|Jeff Pino, former president of Sikorsky Aircraft and vice chairman of XTI Aircraft, died Feb. 5. Photo courtesy of XTI Aircraft Company|
A legend in aviation, Jeff Pino, was killed Feb. 5 when his P-51D crashed in Maricopa, Arizona.
Pino had a long and distinguished aerospace career that began in the early 1980s when, as a young captain, he began U.S. Army flight training. As few years earlier, he was a tank platoon leader in gunnery training “at a very cold tank range” in West Germany when he was instructed to stop firing to allow a helicopter to dump ordnance.
“I was just looking up” at the Bell Helicopter AH-1 Cobra firing its rockets and gun, Pino recalled, “and I said, ‘You know what? That’s the way to go.’” He added, “It’s just been helicopters since that for me. Nothing else.”
Pino had just been appointed president of Sikorsky Aircraft when he shared that story with R&WI in 2006. (Before joining Sikorsky, he had worked at Bell Helicopter for 17 years in military program and commercial sales management.) He led Sikorsky until 2012, overseeing that manufacturer’s ramp-up to support expanding U.S. combat operations in Iraq and Afghanistan.
That burgeoning work left Sikorsky flush with funds for independent research and development, which Pino used to have the company design and fly the high-speed X2 Technology Demonstrator.
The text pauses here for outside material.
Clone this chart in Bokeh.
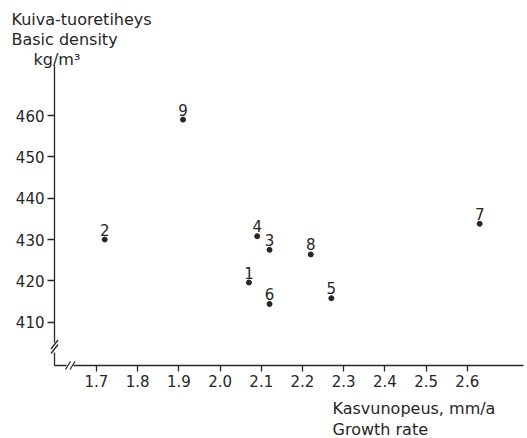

In 2010, the rigid coaxial-rotor X2 achieved 250 kt in level flight. The X2 led directly to Sikorsky’s development of the S-97 Raider and the follow-on SB>1 Defiant for the U.S. Army’s Joint Multi-Role Technology Demonstrator initiative to develop high-speed vertical-flight aircraft.
Most recently, he served as vice chairman of XTI Aircraft, leading that company’s early effort to develop the TriFan 600 high-speed, five-passenger, vertical-takeoff-and-landing business transport. To drum up interest in that effort, XTI in August 2015 ran a contest offering as a top prize a ride with Pino in his two-seat P-51D, “Big Beautiful Doll.”
That flight was scheduled to take place the day after the crash that killed Pino and friend Nicholas Tramontano.